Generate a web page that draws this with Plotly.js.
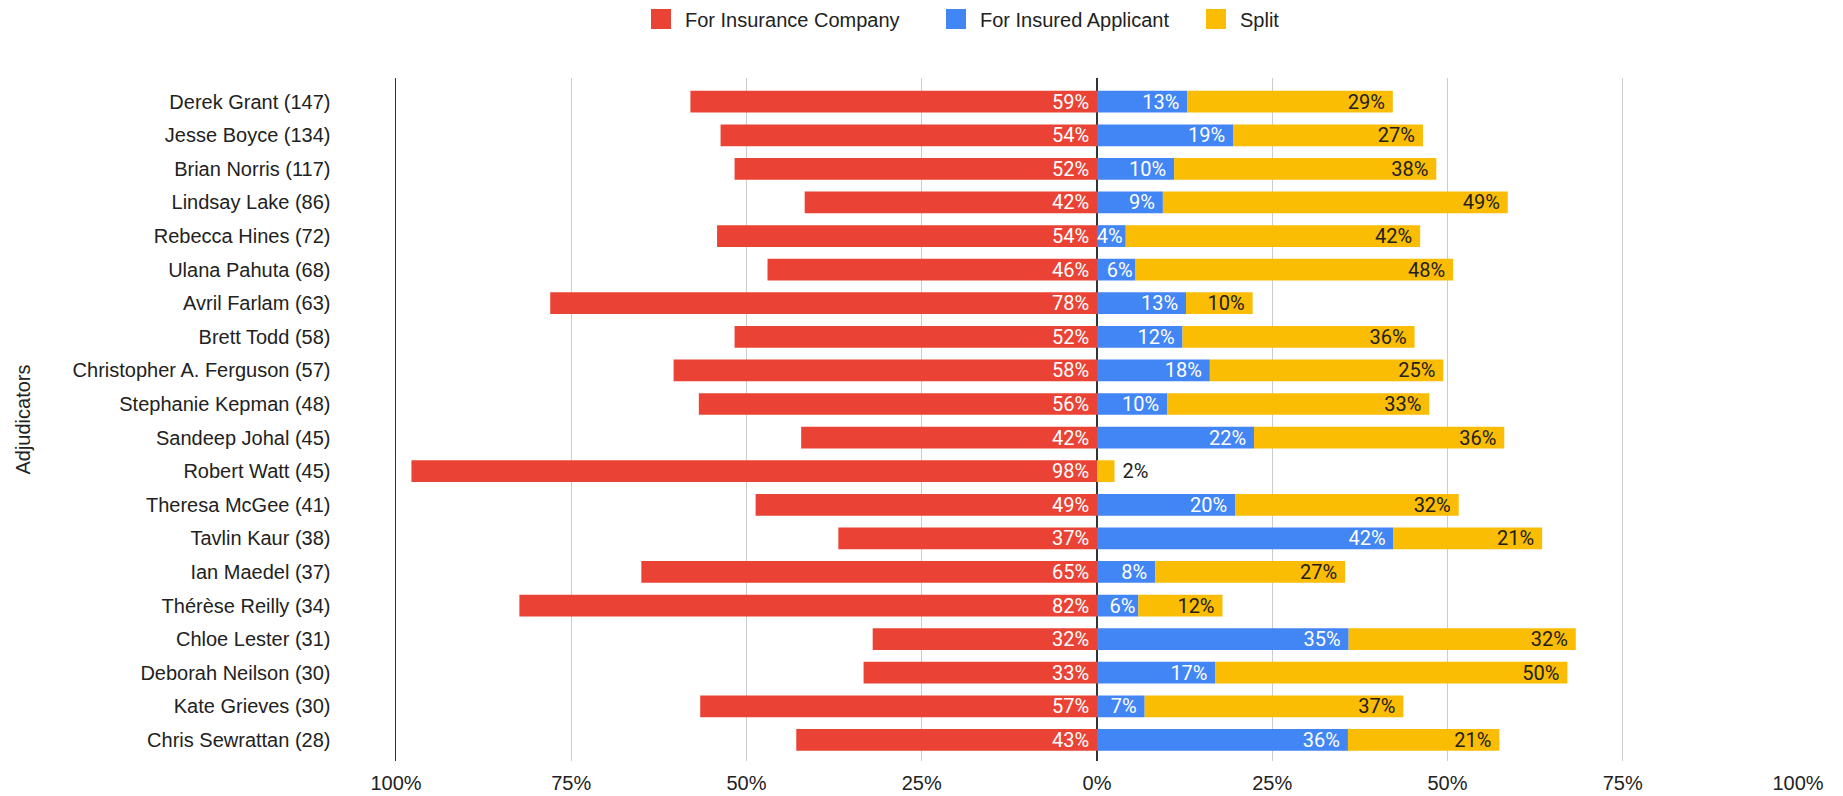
<!DOCTYPE html>
<html>
<head>
<meta charset="utf-8">
<script src="https://cdn.plot.ly/plotly-3.0.1.min.js"></script>
<style>
  html, body { margin: 0; padding: 0; background: #fff; }
  #chart { width: 1843px; height: 796px; }
</style>
</head>
<body>
<div id="chart"></div>
<script>
// Adjudicators (category labels, top to bottom)
const adjudicators = [
  'Derek Grant (147)', 'Jesse Boyce (134)', 'Brian Norris (117)', 'Lindsay Lake (86)',
  'Rebecca Hines (72)', 'Ulana Pahuta (68)', 'Avril Farlam (63)', 'Brett Todd (58)',
  'Christopher A. Ferguson (57)', 'Stephanie Kepman (48)', 'Sandeep Johal (45)', 'Robert Watt (45)',
  'Theresa McGee (41)', 'Tavlin Kaur (38)', 'Ian Maedel (37)', 'Thérèse Reilly (34)',
  'Chloe Lester (31)', 'Deborah Neilson (30)', 'Kate Grieves (30)', 'Chris Sewrattan (28)'
];

// Bar lengths (percent) as drawn
const forInsurer = [58.0, 53.7, 51.7, 41.7, 54.2, 47.0, 78.0, 51.7, 60.4, 56.8,
                    42.2, 97.8, 48.7, 36.9, 65.0, 82.4, 32.0, 33.3, 56.6, 42.9];
const forApplicant = [12.9, 19.4, 11.0, 9.4, 4.1, 5.5, 12.7, 12.2, 16.1, 10.0,
                      22.4, 0, 19.7, 42.3, 8.3, 5.9, 35.9, 16.9, 6.8, 35.8];
const split = [29.3, 27.1, 37.4, 49.2, 42.0, 45.3, 9.5, 33.1, 33.3, 37.4,
               35.7, 2.5, 31.9, 21.2, 27.1, 12.0, 32.4, 50.2, 36.9, 21.6];

// Data labels shown on the bars (percent)
const insurerLabels = [59, 54, 52, 42, 54, 46, 78, 52, 58, 56, 42, 98, 49, 37, 65, 82, 32, 33, 57, 43];
const applicantLabels = [13, 19, 10, 9, 4, 6, 13, 12, 18, 10, 22, null, 20, 42, 8, 6, 35, 17, 7, 36];
const splitLabels = [29, 27, 38, 49, 42, 48, 10, 36, 25, 33, 36, 2, 32, 21, 27, 12, 32, 50, 37, 21];

// Axis ticks
const tickValues = [-100, -75, -50, -25, 0, 25, 50, 75, 100];
const tickLabels = ['100%', '75%', '50%', '25%', '0%', '25%', '50%', '75%', '100%'];

const seriesNames = ['For Insurance Company', 'For Insured Applicant', 'Split'];
const colors = ['#ea4335', '#4285f4', '#fbbc04'];

const NB = '\u00a0';
// label text; a trailing no-break space gives Google-like end padding when the bar is wide enough
const fmt = (v, len) => (v === null ? '' : v + '%' + (len >= 6.5 ? NB : ''));

const barFont = { family: 'Roboto, "Liberation Sans", Arial, sans-serif', size: 20 };

const traces = [
  {
    type: 'bar', orientation: 'h', name: seriesNames[0], legend: 'legend',
    y: adjudicators, x: forInsurer.map(v => -v),
    marker: { color: colors[0] },
    text: insurerLabels.map((v, i) => fmt(v, forInsurer[i])),
    textposition: 'inside', insidetextanchor: 'start', constraintext: 'none',
    insidetextfont: Object.assign({ color: '#ffffff' }, barFont),
    hoverinfo: 'skip'
  },
  {
    type: 'bar', orientation: 'h', name: seriesNames[1], legend: 'legend2',
    y: adjudicators, x: forApplicant,
    marker: { color: colors[1] },
    text: applicantLabels.map((v, i) => fmt(v, forApplicant[i])),
    textposition: 'inside', insidetextanchor: 'end', constraintext: 'none',
    insidetextfont: Object.assign({ color: '#ffffff' }, barFont),
    hoverinfo: 'skip'
  },
  {
    type: 'bar', orientation: 'h', name: seriesNames[2], legend: 'legend3',
    y: adjudicators, x: split,
    marker: { color: colors[2] },
    text: splitLabels.map((v, i) => split[i] < 5 ? NB + v + '%' : fmt(v, split[i])),
    textposition: split.map(v => v < 5 ? 'outside' : 'inside'),
    insidetextanchor: 'end', constraintext: 'none', cliponaxis: false,
    insidetextfont: Object.assign({ color: '#212121' }, barFont),
    outsidetextfont: Object.assign({ color: '#212121' }, barFont),
    hoverinfo: 'skip'
  }
];

const axisFont = { family: '"Liberation Sans", Arial, sans-serif', size: 20, color: '#222222' };

function legendAt(px) {
  return {
    orientation: 'h', xref: 'container', yref: 'container',
    x: px / 1843, xanchor: 'left', y: 0.976, yanchor: 'middle',
    font: axisFont, bgcolor: 'rgba(0,0,0,0)'
  };
}

const layout = {
  width: 1843, height: 796,
  paper_bgcolor: '#ffffff', plot_bgcolor: '#ffffff',
  margin: { l: 395.5, r: 45, t: 78.3, b: 35.3, pad: 0 },
  barmode: 'relative',
  bargap: 0.353,
  showlegend: true,
  legend: legendAt(645),
  legend2: legendAt(940),
  legend3: legendAt(1200),
  xaxis: {
    range: [-100, 100],
    tickmode: 'array', tickvals: tickValues, ticktext: tickLabels,
    tickfont: axisFont,
    showgrid: true, gridcolor: '#cccccc', gridwidth: 1,
    zeroline: true, zerolinecolor: '#333333', zerolinewidth: 1.5,
    showline: false, ticks: '', ticklabelstandoff: 8,
    fixedrange: true
  },
  yaxis: {
    type: 'category',
    range: [19.629, -0.706],
    tickfont: axisFont,
    showgrid: false, zeroline: false,
    showline: true, linecolor: '#333333', linewidth: 1.5,
    ticks: '', ticklabelstandoff: 60,
    title: { text: 'Adjudicators', font: axisFont, standoff: 36 },
    fixedrange: true
  }
};

Plotly.newPlot('chart', traces, layout, { displayModeBar: false, staticPlot: true }).then(function (gd) {
  // enlarge the legend colour squares to match the reference (about 20px, text 14px to the right)
  gd.querySelectorAll('.legendpoints path').forEach(function (p) {
    p.setAttribute('d', 'M6,10H-14V-10H6Z');
  });
});
</script>
</body>
</html>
• • •
** EXERCISE DIRECTIONS **
Repeat only the lines between the start of the data and the line with "const colors = ['#ea4335', '#4285f4', '#fbbc04'];", including those two lines, and skip the pictures.

** SOLUTION TO THE PROBLEM **
Generate a web page that draws this with Plotly.js.
<!DOCTYPE html>
<html>
<head>
<meta charset="utf-8">
<script src="https://cdn.plot.ly/plotly-3.0.1.min.js"></script>
<style>
  html, body { margin: 0; padding: 0; background: #fff; }
  #chart { width: 1843px; height: 796px; }
</style>
</head>
<body>
<div id="chart"></div>
<script>
// Adjudicators (category labels, top to bottom)
const adjudicators = [
  'Derek Grant (147)', 'Jesse Boyce (134)', 'Brian Norris (117)', 'Lindsay Lake (86)',
  'Rebecca Hines (72)', 'Ulana Pahuta (68)', 'Avril Farlam (63)', 'Brett Todd (58)',
  'Christopher A. Ferguson (57)', 'Stephanie Kepman (48)', 'Sandeep Johal (45)', 'Robert Watt (45)',
  'Theresa McGee (41)', 'Tavlin Kaur (38)', 'Ian Maedel (37)', 'Thérèse Reilly (34)',
  'Chloe Lester (31)', 'Deborah Neilson (30)', 'Kate Grieves (30)', 'Chris Sewrattan (28)'
];

// Bar lengths (percent) as drawn
const forInsurer = [58.0, 53.7, 51.7, 41.7, 54.2, 47.0, 78.0, 51.7, 60.4, 56.8,
                    42.2, 97.8, 48.7, 36.9, 65.0, 82.4, 32.0, 33.3, 56.6, 42.9];
const forApplicant = [12.9, 19.4, 11.0, 9.4, 4.1, 5.5, 12.7, 12.2, 16.1, 10.0,
                      22.4, 0, 19.7, 42.3, 8.3, 5.9, 35.9, 16.9, 6.8, 35.8];
const split = [29.3, 27.1, 37.4, 49.2, 42.0, 45.3, 9.5, 33.1, 33.3, 37.4,
               35.7, 2.5, 31.9, 21.2, 27.1, 12.0, 32.4, 50.2, 36.9, 21.6];

// Data labels shown on the bars (percent)
const insurerLabels = [59, 54, 52, 42, 54, 46, 78, 52, 58, 56, 42, 98, 49, 37, 65, 82, 32, 33, 57, 43];
const applicantLabels = [13, 19, 10, 9, 4, 6, 13, 12, 18, 10, 22, null, 20, 42, 8, 6, 35, 17, 7, 36];
const splitLabels = [29, 27, 38, 49, 42, 48, 10, 36, 25, 33, 36, 2, 32, 21, 27, 12, 32, 50, 37, 21];

// Axis ticks
const tickValues = [-100, -75, -50, -25, 0, 25, 50, 75, 100];
const tickLabels = ['100%', '75%', '50%', '25%', '0%', '25%', '50%', '75%', '100%'];

const seriesNames = ['For Insurance Company', 'For Insured Applicant', 'Split'];
const colors = ['#ea4335', '#4285f4', '#fbbc04'];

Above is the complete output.